El desorden de los pájaros evoca un texto del Zohar. “Una letra golpea desde abajo, y sube y baja y dos letras vuelan sobre ella. Son letras masculinas y femeninas”.
Sobre el baile celeste de las letras y sobre las frases impecables de un párrafo perfecto como este, escribe Pound: “Tres o cuatro palabras en perfecta yuxtaposición son capaces de irradiar una energía de potencia inmensa: estas palabras deben amplificarse y no neutralizarse mutuamente. Esta peculiar energía que las alimenta es el poder de la tradición”. Tradición que se esconde con elegante pudor en el lenguaje.
III
¿Sabemos algo del mensaje? Sí. Sabemos que los pájaros han venido a nidificar. A hacer sus nidos. Es su destino, pero aún no se lo creen y por eso revolotean lunáticos sobre el mar y los riscos. Para criar. Para resguardarse. Para descender y asentarse (del germánico ne-der, del indoeuropeo ni). Por eso en italiano nicchio (nicho) se refiere también a la concha marina: allí donde el molusco hace su casa. Los nichos de las peñas y la conchiglia en la arena de la playa están íntimamente conectados.
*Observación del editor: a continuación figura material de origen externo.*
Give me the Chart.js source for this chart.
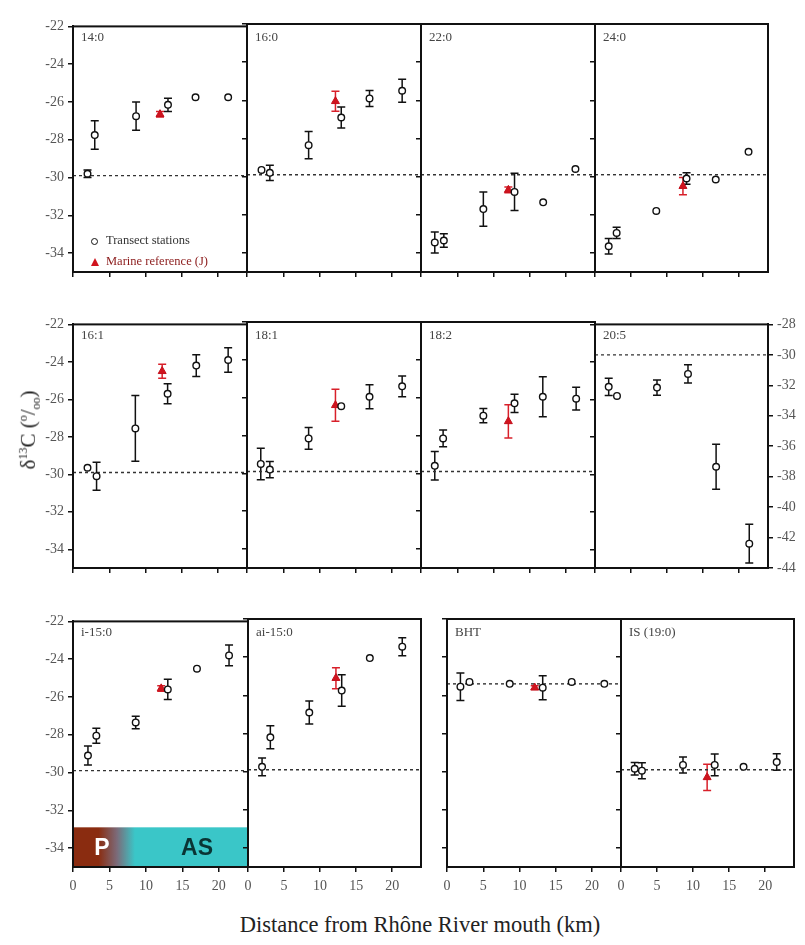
<!DOCTYPE html>
<html>
<head>
<meta charset="utf-8">
<script src="https://cdn.jsdelivr.net/npm/chart.js@4.4.1/dist/chart.umd.min.js"></script>
<style>
  body { margin: 0; background: #fff; }
  #fig { position: relative; width: 805px; height: 945px; overflow: hidden; font-family: 'Liberation Serif', serif; }
  #fig canvas { position: absolute; }
  .txt { position: absolute; white-space: nowrap; z-index: 2; }
  .plabel { font-size: 13px; color: #444; }
  .leg { font-size: 12.5px; line-height: 14px; }
  .dot { display: inline-block; width: 5px; height: 5px; border: 1.4px solid #111; border-radius: 50%; margin-right: 8px; vertical-align: middle; }
  .tri { display: inline-block; width: 0; height: 0; border-left: 4.5px solid transparent; border-right: 4.5px solid transparent; border-bottom: 8px solid #d0141e; margin-right: 7px; vertical-align: middle; }
  .zone { font-family: 'Liberation Sans', sans-serif; font-weight: bold; font-size: 23px; transform: translate(-50%, -50%); }
</style>
</head>
<body>
<div id="fig"></div>
<script>
// distance from the river mouth (km) and d13C (per mil), error = 1 SD
const xTicks = [0, 5, 10, 15, 20];
const yTicks = [-22, -24, -26, -28, -30, -32, -34];
const yTicksRight = [-28, -30, -32, -34, -36, -38, -40, -42, -44];
const panelNames = ['14:0', '16:0', '22:0', '24:0', '16:1', '18:1', '18:2', '20:5', 'i-15:0', 'ai-15:0', 'BHT', 'IS (19:0)'];

// transect stations: x, y, sd ; marine reference (J): [x, y, sd]
const x_14_0 = [2.0, 3.0, 8.7, 13.1, 16.9, 21.4];
const y_14_0 = [-29.8, -27.75, -26.75, -26.15, -25.75, -25.75];
const e_14_0 = [0.2, 0.75, 0.75, 0.35, 0, 0];
const j_14_0 = [12.0, -26.65, 0.15];

const x_16_0 = [2.0, 3.15, 8.5, 13.0, 16.9, 21.4];
const y_16_0 = [-29.65, -29.8, -28.35, -26.9, -25.9, -25.5];
const e_16_0 = [0, 0.4, 0.72, 0.55, 0.42, 0.6];
const j_16_0 = [12.2, -26.05, 0.52];

const x_22_0 = [1.9, 3.15, 8.6, 12.9, 16.85, 21.3];
const y_22_0 = [-33.45, -33.35, -31.7, -30.8, -31.35, -29.6];
const e_22_0 = [0.55, 0.35, 0.9, 0.97, 0, 0];
const j_22_0 = [12.05, -30.7, 0.15];

const x_24_0 = [1.9, 3.0, 8.5, 12.7, 16.75, 21.3];
const y_24_0 = [-33.65, -32.95, -31.8, -30.1, -30.15, -28.7];
const e_24_0 = [0.4, 0.3, 0, 0.3, 0, 0];
const j_24_0 = [12.2, -30.5, 0.45];

const x_16_1 = [2.0, 3.25, 8.6, 13.05, 17.0, 21.4];
const y_16_1 = [-29.65, -30.1, -27.55, -25.7, -24.2, -23.9];
const e_16_1 = [0, 0.75, 1.75, 0.53, 0.58, 0.65];
const j_16_1 = [12.3, -24.5, 0.38];

const x_18_1 = [1.9, 3.15, 8.5, 13.0, 16.9, 21.4];
const y_18_1 = [-29.5, -29.8, -28.15, -26.45, -25.95, -25.4];
const e_18_1 = [0.83, 0.43, 0.57, 0, 0.63, 0.55];
const j_18_1 = [12.2, -26.4, 0.85];

const x_18_2 = [1.9, 3.05, 8.6, 12.9, 16.8, 21.4];
const y_18_2 = [-29.6, -28.15, -26.95, -26.3, -25.95, -26.05];
const e_18_2 = [0.75, 0.44, 0.38, 0.48, 1.06, 0.6];
const j_18_2 = [12.05, -27.25, 0.88];

const x_20_5 = [1.9, 3.05, 8.6, 12.9, 16.8, 21.4];
const y_20_5 = [-32.1, -32.7, -32.15, -31.25, -37.35, -42.4];
const e_20_5 = [0.57, 0, 0.5, 0.6, 1.47, 1.27];

const x_i15_0 = [2.05, 3.2, 8.6, 13.0, 17.0, 21.4];
const y_i15_0 = [-29.1, -28.05, -27.35, -25.6, -24.5, -23.8];
const e_i15_0 = [0.5, 0.4, 0.33, 0.54, 0, 0.55];
const j_i15_0 = [12.1, -25.55, 0.15];

const x_ai15_0 = [1.95, 3.1, 8.5, 13.0, 16.9, 21.4];
const y_ai15_0 = [-29.75, -28.2, -26.9, -25.75, -24.05, -23.45];
const e_ai15_0 = [0.47, 0.6, 0.6, 0.83, 0, 0.47];
const j_ai15_0 = [12.2, -25.1, 0.55];

const x_bht = [1.85, 3.1, 8.65, 13.2, 17.2, 21.7];
const y_bht = [-25.55, -25.3, -25.4, -25.6, -25.3, -25.4];
const e_bht = [0.72, 0, 0, 0.63, 0, 0];
const j_bht = [12.1, -25.6, 0.1];

const x_is = [1.9, 2.9, 8.6, 13.0, 17.0, 21.6];
const y_is = [-29.85, -29.95, -29.65, -29.65, -29.75, -29.5];
const e_is = [0.33, 0.42, 0.42, 0.57, 0, 0.43];
const j_is = [11.95, -30.3, 0.69];

// dashed reference level of each panel (20:5 is on its right axis)
const refLevels = [-29.9, -29.9, -29.9, -29.9, -29.9, -29.9, -29.9, -30, -29.9, -29.9, -25.4, -29.9];

// P -> AS zone strip in i-15:0
const zoneY = [-32.9, -35];
const zoneFade = [3.5, 8.5];

const series = [
  [x_14_0, y_14_0, e_14_0, j_14_0], [x_16_0, y_16_0, e_16_0, j_16_0],
  [x_22_0, y_22_0, e_22_0, j_22_0], [x_24_0, y_24_0, e_24_0, j_24_0],
  [x_16_1, y_16_1, e_16_1, j_16_1], [x_18_1, y_18_1, e_18_1, j_18_1],
  [x_18_2, y_18_2, e_18_2, j_18_2], [x_20_5, y_20_5, e_20_5, null],
  [x_i15_0, y_i15_0, e_i15_0, j_i15_0], [x_ai15_0, y_ai15_0, e_ai15_0, j_ai15_0],
  [x_bht, y_bht, e_bht, j_bht], [x_is, y_is, e_is, j_is]
];

// plot boxes: left, top, width, height
const boxes = [
  [73, 24, 174, 248], [247, 24, 174, 248], [421, 24, 174, 248], [595, 24, 173, 248],
  [73, 322, 174, 246], [247, 322, 174, 246], [421, 322, 174, 246], [595, 322, 173, 246],
  [73, 619, 175, 248], [248, 619, 173, 248], [447, 619, 174, 248], [621, 619, 173, 248]
];
const padL = 50, padR = 45, padT = 10, padB = 30;
const ink = '#111';
const tickFont = { family: "'Liberation Serif', serif", size: 14 };

const errorBars = {
  id: 'errorBars',
  beforeDatasetsDraw(chart) {
    const ctx = chart.ctx;
    chart.data.datasets.forEach(ds => {
      if (!ds.errors) return;
      const xs = chart.scales.x, ys = chart.scales[ds.yAxisID];
      ctx.save();
      ctx.strokeStyle = ds.errorColor;
      ctx.lineWidth = 1.5;
      ds.data.forEach((p, j) => {
        const e = ds.errors[j];
        if (!e) return;
        const px = xs.getPixelForValue(p.x);
        const t = ys.getPixelForValue(p.y + e), b = ys.getPixelForValue(p.y - e);
        ctx.beginPath();
        ctx.moveTo(px, t); ctx.lineTo(px, b);
        ctx.moveTo(px - 4, t); ctx.lineTo(px + 4, t);
        ctx.moveTo(px - 4, b); ctx.lineTo(px + 4, b);
        ctx.stroke();
      });
      ctx.restore();
    });
  }
};

const zoneStrip = {
  id: 'zoneStrip',
  beforeDatasetsDraw(chart, args, opts) {
    if (!opts.on) return;
    const { ctx, scales: { x, y } } = chart;
    const x0 = x.getPixelForValue(x.min), x1 = x.getPixelForValue(x.max);
    const yt = y.getPixelForValue(zoneY[0]), yb = y.getPixelForValue(zoneY[1]);
    const g = ctx.createLinearGradient(x.getPixelForValue(zoneFade[0]), 0, x.getPixelForValue(zoneFade[1]), 0);
    g.addColorStop(0, '#8a2c10');
    g.addColorStop(0.5, '#7c6a78');
    g.addColorStop(1, '#3ac6c8');
    ctx.save();
    ctx.fillStyle = g;
    ctx.fillRect(x0, yt, x1 - x0, yb - yt);
    ctx.restore();
  }
};

const frame = {
  id: 'frame',
  afterDatasetsDraw(chart) {
    const { ctx, chartArea: a } = chart;
    ctx.save();
    ctx.strokeStyle = ink;
    ctx.lineWidth = 2;
    ctx.strokeRect(a.left, a.top, a.right - a.left, a.bottom - a.top);
    ctx.restore();
  }
};

function axisY(ticks, min, max, show, pos, width) {
  return {
    type: 'linear', position: pos, min, max,
    afterBuildTicks: s => { s.ticks = ticks.map(v => ({ value: v })); },
    afterFit: s => { s.width = width; },
    ticks: { display: show, font: tickFont, color: '#555', padding: 4, callback: v => String(v) },
    grid: { drawOnChartArea: false, drawTicks: true, tickLength: 5, color: ink, lineWidth: 1.5 },
    border: { display: true, color: ink, width: 2 }
  };
}

const fig = document.getElementById('fig');

panelNames.forEach((name, i) => {
  const [left, top, w, h] = boxes[i];
  const [xs, ys, es, ref] = series[i];
  const hasRight = name === '20:5';
  const yId = hasRight ? 'y2' : 'y';
  const showY = i === 0 || i === 4 || i === 8;
  const showX = i >= 8;

  const canvas = document.createElement('canvas');
  canvas.width = w + padL + padR;
  canvas.height = h + padT + padB;
  canvas.style.left = (left - padL) + 'px';
  canvas.style.top = (top - padT) + 'px';
  fig.appendChild(canvas);

  const datasets = [{
    label: 'Transect stations',
    data: xs.map((x, j) => ({ x, y: ys[j] })),
    errors: es, errorColor: ink, yAxisID: yId,
    pointStyle: 'circle', pointRadius: 3.3, pointBorderWidth: 1.4,
    borderColor: ink, backgroundColor: '#fff'
  }];
  if (ref) {
    datasets.push({
      label: 'Marine reference (J)',
      data: [{ x: ref[0], y: ref[1] }],
      errors: [ref[2]], errorColor: '#d8202a', yAxisID: yId,
      pointStyle: 'triangle', pointRadius: 4.6, pointBorderWidth: 1,
      borderColor: '#c4101c', backgroundColor: '#d0141e'
    });
  }
  datasets.push({
    type: 'line',
    data: [{ x: 0, y: refLevels[i] }, { x: 24, y: refLevels[i] }],
    yAxisID: yId, borderColor: '#333', borderWidth: 1.4, borderDash: [3, 3],
    pointRadius: 0
  });

  const scales = {
    x: {
      type: 'linear', min: 0, max: 24,
      afterBuildTicks: s => { s.ticks = xTicks.map(v => ({ value: v })); },
      afterFit: s => { s.height = padB; },
      ticks: { display: showX, font: tickFont, color: '#555', padding: 6, maxRotation: 0 },
      grid: { drawOnChartArea: false, drawTicks: true, tickLength: 5, color: ink, lineWidth: 1.5 },
      border: { display: true, color: ink, width: 2 }
    },
    y: axisY(yTicks, -35, -22, showY, 'left', padL)
  };
  if (hasRight) scales.y2 = axisY(yTicksRight, -44, -28, true, 'right', padR);

  new Chart(canvas, {
    type: 'scatter',
    data: { datasets },
    options: {
      responsive: false, animation: false, devicePixelRatio: 1,
      layout: { padding: { top: padT, right: hasRight ? 0 : padR, left: 0, bottom: 0 } },
      plugins: { legend: { display: false }, tooltip: { enabled: false }, zoneStrip: { on: name === 'i-15:0' } },
      scales
    },
    plugins: [zoneStrip, errorBars, frame]
  });

  const lab = document.createElement('div');
  lab.className = 'txt plabel';
  lab.style.left = (left + 8) + 'px';
  lab.style.top = (top + 5) + 'px';
  lab.textContent = name;
  fig.appendChild(lab);
});

function addText(html, cls, style) {
  const d = document.createElement('div');
  d.className = 'txt ' + cls;
  d.innerHTML = html;
  Object.assign(d.style, style);
  fig.appendChild(d);
}

addText('<span class="dot"></span><span style="color:#333">Transect stations</span>', 'leg', { left: '91px', top: '233px' });
addText('<span class="tri"></span><span style="color:#8b1a1a">Marine reference (J)</span>', 'leg', { left: '91px', top: '254px' });
addText('P', 'zone', { left: '102px', top: '847px', color: '#fff' });
addText('AS', 'zone', { left: '197px', top: '847px', color: '#0a3434' });
addText('δ<sup style="font-size:12px">13</sup>C (<sup style="font-size:12px">o</sup>/<sub style="font-size:12px">oo</sub>)', '',
  { left: '30px', top: '430px', fontSize: '21px', color: '#222', transform: 'translate(-50%, -50%) rotate(-90deg)' });
addText('Distance from Rhône River mouth (km)', '',
  { left: '420px', top: '925px', fontSize: '22.5px', color: '#222', transform: 'translate(-50%, -50%)' });
</script>
</body>
</html>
En este caso sabremos por la continuación que la concha es una caracola (palabra que proviene, a través del latín cochlea y del griego kochlías, de la raíz indoeuropea konkho, común a concha y caracola). Figura en espiral. Conformada en círculos, de nuevo el ziggurat babélico con su simbolismo erótico. En escalera que, como hacen las flechas aladas de los pájaros, sube y baja en la vida de los hombres. Como en el acto sexual evocado más tarde en el libro en un movimiento bellísimo de entrega en el que la mujer recordada, en cuclillas sobre el agua, se ofrece con toda su belleza al ser amado. O en la escena final en la que, jugando como niños, él la sumerge y la levanta sobre la blanca espuma del mar, mientras sus cabellos negros caen brillantes sobre su piel morena “cubierta de mil gotas relucía como el interior nacarado de una caracola”. Nada había existido antes que nosotros”). Hombre y mujer fuente de vida. Nada había existido antes que nosotros. Últimas palabras de un texto que están ya en el título: cuando ella recoge la caracola arrastrada por las mareas lunares y se la pone al oído (otra concha) se la encuentra vacía. El animal ha muerto y ya no está. La caracola es al tiempo imagen de la vagina, de lo que puede nacer de ella y también el lecho fúnebre que a todos nos espera. No nace una generación nueva sin que la anterior muera. La llegada de la bandada marca marcialmente los tiempos.
“La concha es la palabra que decimos –escribe Shabestari en la Rosaleda del misterio–; la concha simboliza el corazón”. Concha-animal-perla; hombre-mujer-hijo; misterio–signo–significado. Tres tríadas que a mí me parecen reconocibles en estas primeras líneas mágicas.
La voz personal que habla en nombre de muchos lo hace en presente: I manutari sono ritornati (atención al ritmo y la rima consonante: dos palabras de cuatro sílabas cada una con una monosílaba y una bisílaba logran el milagro de un suave crescendo). Describe algo que se repite circularmente (ri-toranti), que marca los tiempos de los hombres en su iteración y que se acerca a algo intemporal y en ese sentido fijo. Por eso, imperceptiblemente también, como los pájaros se despliegan en el cielo, la voz en el texto se torna más impersonal y aparecen los verbos en tercera persona y los pronombres reflexivos: “la macchia si avvicina, è una nube veloce che s'allarga, si distende, incombe su di noi, il cielo è trafitto da mille frecce” (“la mancha se acerca, es una nube veloz que se ensancha, se extiende, se cierne sobre nosotros, mil flechas traspasan el cielo”).
La voz consigue el milagro de estar describiendo a un tiempo lo que ve y lo que recuerda. Escribe entre figuración (lo que ve con los ojos) y abstracción (lo que sabe y recuerda). De ese modo se funde con el movimiento natural que, marcando el tiempo humano, está fuera de él.